Full Plate

The same circumstances that assured Obama’s election have helped him press forward with sweeping policy proposals.

Whether or not one agrees with President Obama and congressional Democrats on the massive restructuring of the financial and automobile sectors, their historic efforts at health care reform or plans for climate change legislation, the barrage of proposals is breathtaking. It also invites one to think about the context of all of this change.

Looking back to this time last year, Sens. John McCain and Barack Obama had effectively secured their party's presidential nominations, and Obama was holding a consistent if not particularly large lead in the national polls and in key states. What we could not know at that point was whether Obama's small but steady margin was durable. Was there any special racial dynamic, a "Bradley effect," that might make polling less reliable? Or would anything else change the trajectory of the race?

After a brief period when McCain pulled ahead after the Republican convention and the vice presidential nomination of Alaska Gov. Sarah Palin, Obama resumed the lead and the race seemed to stabilize. Then the Lehman Brothers investment banking giant went into default and worldwide credit markets seized up. Soon afterward, the stock markets plummeted, and suddenly everyone understood what some had already feared, that the worldwide economy was in significantly worse shape than we had thought.

The economic collapse created such a toxic political climate that, with seven weeks to go before Election Day, the campaign was effectively over. No Republican nominee, no other running mate, no change in campaign strategy or spending could have made any difference.

But, more importantly than simply setting in concrete an election result that was already fairly probable, last September's economic collapse effectively ended a 28-year period in American public policy where "let the markets work" was the preferred course of action. No matter which candidate won the 2008 election, there would have been a directional shift in the idea of regulation and governmental involvement in the private sector.

Beginning with the 1980 election of Ronald Reagan and continuing in varying degrees under his successors, American policymakers preferred to defer to the markets and the private sector. Obviously, this tendency varied from president to president, Congress to Congress, agency to agency, year to year and issue to issue. But the deference was real, not just in the financial sector but across the board. All the way to occupational safety, food and pharmaceuticals, the regulatory regime developed a bias toward less intense and rigorous intervention.

While it could be argued that this less interventionist approach encouraged growth and might well have been the right approach for much of that time, the pendulum had simply gone too far.
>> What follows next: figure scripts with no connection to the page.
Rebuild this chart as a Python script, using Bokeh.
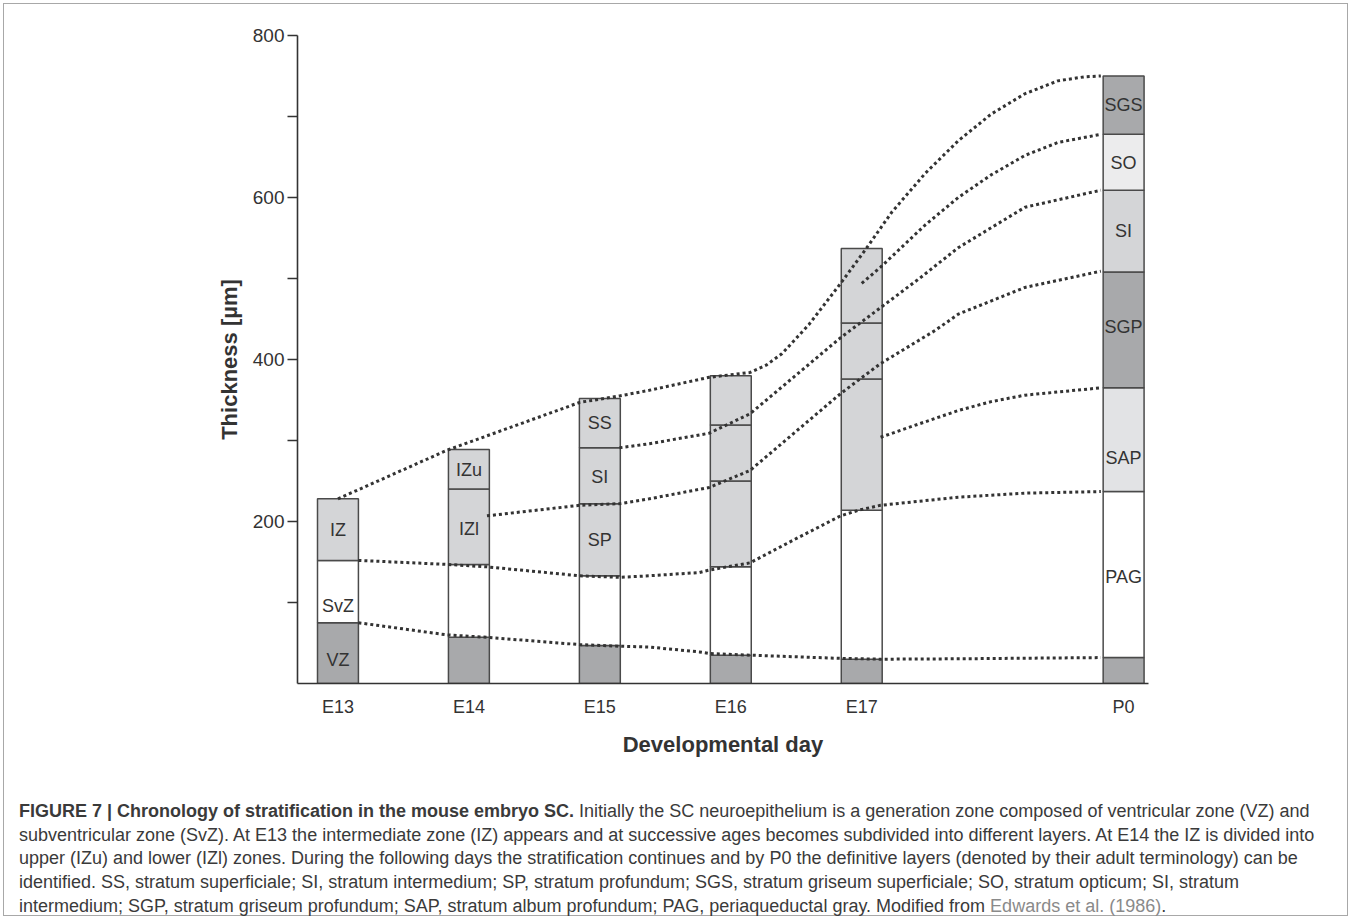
from bokeh.plotting import figure
from bokeh.models import Range1d, FixedTicker, ColumnDataSource, Div
from bokeh.layouts import column
from bokeh.core.properties import value
from bokeh.embed import file_html
from bokeh.resources import INLINE

# ---------------- data ----------------
days = ["E13", "E14", "E15", "E16", "E17", "P0"]
day_pos = [0, 1, 2, 3, 4, 6]

bounds_E13 = [0, 75, 152, 228]
bounds_E14 = [0, 57, 147, 240, 289]
bounds_E15 = [0, 47, 133, 222, 291, 352]
bounds_E16 = [0, 35, 144, 250, 319, 380]
bounds_E17 = [0, 30, 214, 376, 445, 537]
bounds_P0 = [0, 32, 237, 365, 508, 609, 678, 750]

shade_E13 = ["dark", "white", "light"]
shade_E14 = ["dark", "white", "light", "light"]
shade_E15 = ["dark", "white", "light", "light", "light"]
shade_E16 = ["dark", "white", "light", "light", "light"]
shade_E17 = ["dark", "white", "light", "light", "light"]
shade_P0 = ["dark", "white", "pale", "dark", "light", "paler", "dark"]

shade_colors = {"dark": "#a8a9ab", "light": "#d4d5d7", "pale": "#e2e3e5",
                "paler": "#ececed", "white": "#ffffff"}

label_text = ["IZ", "SvZ", "VZ", "IZu", "IZl", "SS", "SI", "SP",
              "SGS", "SO", "SI", "SGP", "SAP", "PAG"]
label_x = [0, 0, 0, 1, 1, 2, 2, 2, 6, 6, 6, 6, 6, 6]
label_y = [189, 96, 29, 263, 191, 321, 255, 177, 714, 642, 559, 440, 278, 131]

# dotted connecting curves (x in day-position units)
curve_top_x = [0.0, 0.833, 1.846, 2.150, 2.378, 2.835, 3.147, 3.270, 3.390, 3.596, 3.839, 4.030, 4.230, 4.486, 4.737, 4.989, 5.245, 5.498, 5.700, 5.826]
curve_top_y = [228, 288, 347, 355, 362, 378, 384, 393, 407, 443, 494, 536, 582, 630, 670, 703, 728, 744, 749, 750]

curve_sgs_x = [4.0, 4.144, 4.484, 4.737, 4.989, 5.247, 5.500, 5.826]
curve_sgs_y = [494, 514, 566, 600, 628, 652, 668, 678]

curve_so_x = [2.150, 2.378, 2.835, 3.147, 3.839, 4.144, 4.440, 4.737, 5.247, 5.826]
curve_so_y = [291, 296, 309, 333, 427, 464, 500, 538, 588, 609]

curve_si_x = [1.138, 1.846, 2.150, 2.378, 2.835, 3.147, 3.839, 4.144, 4.562, 4.737, 5.247, 5.826]
curve_si_y = [207, 220, 222, 228, 242, 263, 358, 395, 436, 456, 489, 509]

curve_sgp_x = [4.144, 4.357, 4.737, 4.989, 5.247, 5.826]
curve_sgp_y = [304, 316, 337, 348, 356, 365]

curve_sap_x = [0.156, 0.833, 1.138, 1.846, 2.150, 2.378, 2.759, 2.835, 3.147, 3.489, 3.839, 3.977, 4.144, 4.737, 5.247, 5.826]
curve_sap_y = [152, 147, 144, 133, 131, 133, 137, 140, 149, 178, 207, 214, 220, 230, 235, 237]

curve_vz_x = [0.156, 0.833, 1.138, 1.846, 2.150, 2.378, 2.759, 2.835, 3.147, 3.839, 4.144, 4.737, 5.826]
curve_vz_y = [75, 60, 57, 48, 46, 45, 39, 37, 35, 31, 30, 30.5, 32]

y_ticks = [100, 200, 300, 400, 500, 600, 700, 800]
y_tick_labels = {100: "", 200: "200", 300: "", 400: "400", 500: "", 600: "600", 700: "", 800: "800"}

caption_lines = [
    "<b>FIGURE 7 | Chronology of stratification in the mouse embryo SC.</b> Initially the SC neuroepithelium is a generation zone composed of ventricular zone (VZ) and",
    "subventricular zone (SvZ). At E13 the intermediate zone (IZ) appears and at successive ages becomes subdivided into different layers. At E14 the IZ is divided into",
    "upper (IZu) and lower (IZl) zones. During the following days the stratification continues and by P0 the definitive layers (denoted by their adult terminology) can be",
    "identified. SS, stratum superficiale; SI, stratum intermedium; SP, stratum profundum; SGS, stratum griseum superficiale; SO, stratum opticum; SI, stratum",
    "intermedium; SGP, stratum griseum profundum; SAP, stratum album profundum; PAG, periaqueductal gray. Modified from <span style='color:#8a8a8a'>Edwards et al. (1986)</span>.",
]

# ---------------- build segment table ----------------
all_bounds = [bounds_E13, bounds_E14, bounds_E15, bounds_E16, bounds_E17, bounds_P0]
all_shades = [shade_E13, shade_E14, shade_E15, shade_E16, shade_E17, shade_P0]
seg_x, seg_bot, seg_top, seg_col = [], [], [], []
for pos, bnds, shades in zip(day_pos, all_bounds, all_shades):
    for i, sh in enumerate(shades):
        seg_x.append(pos)
        seg_bot.append(bnds[i])
        seg_top.append(bnds[i + 1])
        seg_col.append(shade_colors[sh])
seg_src = ColumnDataSource(dict(x=seg_x, bottom=seg_bot, top=seg_top, color=seg_col))

# ---------------- figure ----------------
p = figure(width=1345, height=771, x_range=Range1d(-0.309, 6.19), y_range=Range1d(0, 800),
           output_backend="svg", toolbar_location=None,
           min_border_left=293, min_border_right=199, min_border_top=31, min_border_bottom=92)
p.xgrid.visible = False
p.ygrid.visible = False
p.outline_line_color = None
p.background_fill_color = "white"
p.border_fill_color = "white"

p.vbar(x="x", bottom="bottom", top="top", width=0.3125, fill_color="color",
       line_color="#4a4a4a", line_width=1.5, source=seg_src)

curves = [(curve_top_x, curve_top_y), (curve_sgs_x, curve_sgs_y), (curve_so_x, curve_so_y),
          (curve_si_x, curve_si_y), (curve_sgp_x, curve_sgp_y), (curve_sap_x, curve_sap_y),
          (curve_vz_x, curve_vz_y)]
for cx, cy in curves:
    p.line(cx, cy, line_color="#333333", line_width=3, line_dash="3 3", line_join="round")

p.text(x=label_x, y=label_y, text=label_text, text_align="center", text_baseline="middle",
       text_font=value("Liberation Sans"), text_font_size="18px", text_color="#333333")

# axes
xa = p.xaxis[0]
xa.ticker = FixedTicker(ticks=day_pos)
xa.major_label_overrides = {pos: d for pos, d in zip(day_pos, days)}
xa.major_tick_out = 0
xa.major_tick_in = 0
xa.minor_tick_out = 0
xa.minor_tick_in = 0
xa.axis_line_color = "#333333"
xa.axis_line_width = 1.6
xa.major_label_text_font = "Liberation Sans"
xa.major_label_text_font_size = "18px"
xa.major_label_text_color = "#333333"
xa.major_label_standoff = 13
xa.axis_label = "Developmental day"
xa.axis_label_text_font = "Liberation Sans"
xa.axis_label_text_font_style = "bold"
xa.axis_label_text_font_size = "22px"
xa.axis_label_text_color = "#333333"
xa.axis_label_standoff = 12

ya = p.yaxis[0]
ya.ticker = FixedTicker(ticks=y_ticks)
ya.major_label_overrides = y_tick_labels
ya.major_tick_out = 10
ya.major_tick_in = 0
ya.minor_tick_out = 0
ya.minor_tick_in = 0
ya.major_tick_line_color = "#333333"
ya.major_tick_line_width = 1.5
ya.axis_line_color = "#333333"
ya.axis_line_width = 1.6
ya.major_label_text_font = "Liberation Sans"
ya.major_label_text_font_size = "19px"
ya.major_label_text_color = "#333333"
ya.major_label_standoff = 3
ya.axis_label = "Thickness [µm]"
ya.axis_label_text_font = "Liberation Sans"
ya.axis_label_text_font_style = "bold"
ya.axis_label_text_font_size = "22px"
ya.axis_label_text_color = "#333333"
ya.axis_label_standoff = 8

cap_html = ("<div style=\"font-family:'Liberation Sans',sans-serif; font-size:18px; "
            "line-height:23.7px; color:#3a3a3a; padding:20px 0 0 10px; white-space:nowrap;\">"
            + "<br>".join(caption_lines) + "</div>")
cap = Div(text=cap_html, width=1345, height=142)

layout = column(p, cap, styles={"border": "1px solid #a8a8a8", "margin": "3px",
                                "width": "1345px", "height": "913px"})

open("out.html", "w").write(file_html(layout, INLINE))
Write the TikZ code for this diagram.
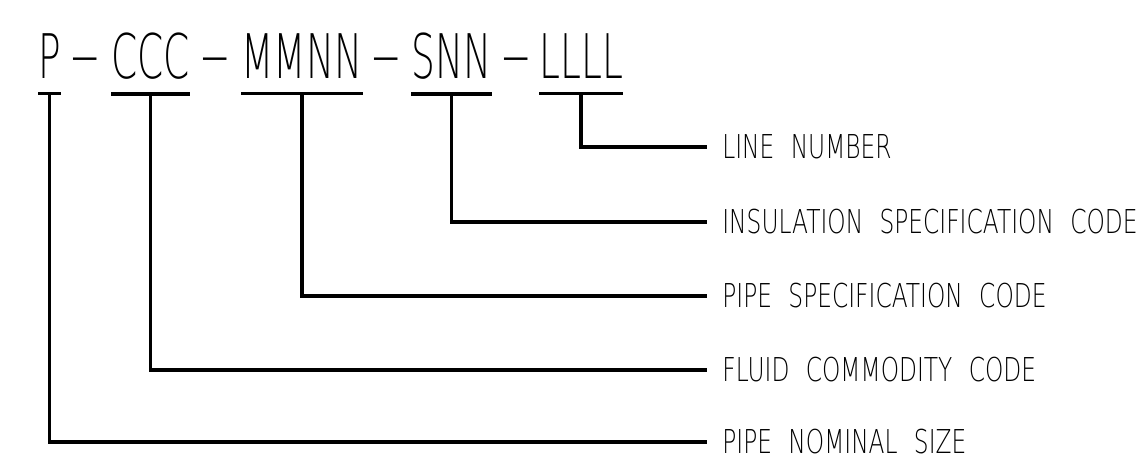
\documentclass[tikz,border=0pt]{standalone}
\usepackage{fontspec}
\newfontfamily\codefont{DejaVu Sans ExtraLight}[FakeStretch=0.61]
\newfontfamily\cadfont{DejaVu Sans ExtraLight}[FakeStretch=0.71,WordSpace=2.2]

\begin{document}
\begin{tikzpicture}[
  code/.style={anchor=base west, inner sep=0pt, font=\codefont\fontsize{35}{42}\selectfont},
  lbl/.style={anchor=west, inner xsep=0.3cm, inner ysep=0pt, font=\cadfont\fontsize{18.7}{22}\selectfont},
  lead/.style={line width=2pt}
]
  \useasboundingbox (0,0) rectangle (22.9,9.18);

  \node[code] (p)    at (0.76, 7.60)  {P};
  \node[code] (d1)   at (1.38, 7.60)  {−};
  \node[code] (ccc)  at (2.22, 7.60)  {CCC};
  \node[code] (d2)   at (3.98, 7.60)  {−};
  \node[code] (mmnn) at (4.82, 7.60)  {MMNN};
  \node[code] (d3)   at (7.40, 7.60)  {−};
  \node[code] (snn)  at (8.22, 7.60)  {SNN};
  \node[code] (d4)   at (10.00, 7.60) {−};
  \node[code] (llll) at (10.78, 7.60) {LLLL};

  \node[lbl] (num)  at (14.14, 6.24) {LINE NUMBER};
  \node[lbl] (ins)  at (14.14, 4.74) {INSULATION SPECIFICATION CODE};
  \node[lbl] (spec) at (14.14, 3.26) {PIPE SPECIFICATION CODE};
  \node[lbl] (flu)  at (14.14, 1.78) {FLUID COMMODITY CODE};
  \node[lbl] (size) at (14.14, 0.34) {PIPE NOMINAL SIZE};

  \draw[lead] ([yshift=-0.28cm]p.south west) -- ([yshift=-0.28cm]p.south east);
  \draw[lead] ([yshift=-0.28cm]ccc.south west) -- ([yshift=-0.28cm]ccc.south east);
  \draw[lead] ([yshift=-0.28cm]mmnn.south west) -- ([yshift=-0.28cm]mmnn.south east);
  \draw[lead] ([yshift=-0.28cm]snn.south west) -- ([yshift=-0.28cm]snn.south east);
  \draw[lead] ([yshift=-0.28cm]llll.south west) -- ([yshift=-0.28cm]llll.south east);

  \draw[lead] ([yshift=-0.28cm]llll.south) |- (num.west);
  \draw[lead] ([yshift=-0.28cm]snn.south) |- (ins.west);
  \draw[lead] ([yshift=-0.28cm]mmnn.south) |- (spec.west);
  \draw[lead] ([yshift=-0.28cm]ccc.south) |- (flu.west);
  \draw[lead] ([yshift=-0.28cm]p.south) |- (size.west);
\end{tikzpicture}
\end{document}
The damage to the economy and the system was too great and, beginning in September, the pendulum has begun swinging in the opposite direction.

Though it is not fashionable these days to praise former President George W. Bush, to his credit he turned to Federal Reserve Chairman Ben Bernanke and Treasury Secretary Henry Paulson to do whatever it took in a trial-and-error approach that was unprecedented in its complexity. This dramatic effort to stabilize the financial sector had to be extraordinarily painful for Bush, going against his very ideological marrow, but it was necessary to save the economy.

With his election, this youthful new president -- who, without any irony, is the author of a book called The Audacity of Hope -- has since embarked on an incredibly audacious regime of change that is unlike anything since Franklin Roosevelt's presidency.

Now, about 150 days into his term, the public has responded with what might be described as cautious approval. The Gallup Organization's national nightly tracking poll recently put the president's job approval rating at 61 percent, with 32 percent disapproving.

By comparison, this is not as strong as Presidents Kennedy (72 percent), Nixon (63 percent), Carter (63 percent) and George H.W. Bush (70 percent) were at this point, but better than Presidents Reagan (59 percent), Clinton (39 percent) and George W. Bush (55 percent) were in mid-June.

A mid-June NBC News/Wall Street Journal national poll asked whether Obama is taking on too many issues or whether his focus needs to be so broad because the country is facing so many problems. Only 37 percent thought he was taking on too many issues, while 60 percent agreed that he was right to engage on so many fronts.

Obama's approach to policy change reflects the perspective of someone who has not worked in Washington long enough to know what would normally be considered possible or plausible, or how things are normally done. Being able to restructure the financial and automobile sectors or enact profound health care reform or sweeping climate change legislation would normally be seen as impossible, yet Obama is making considerable headway. He just plows into it, albeit with great thought, planning, skill and panache.

Agree or disagree with the substance and direction of what Obama is attempting to do, it's clear that this intersection of a time and a man has created a dynamic in Washington that is breathtaking in its scope, and, yes, its audacity.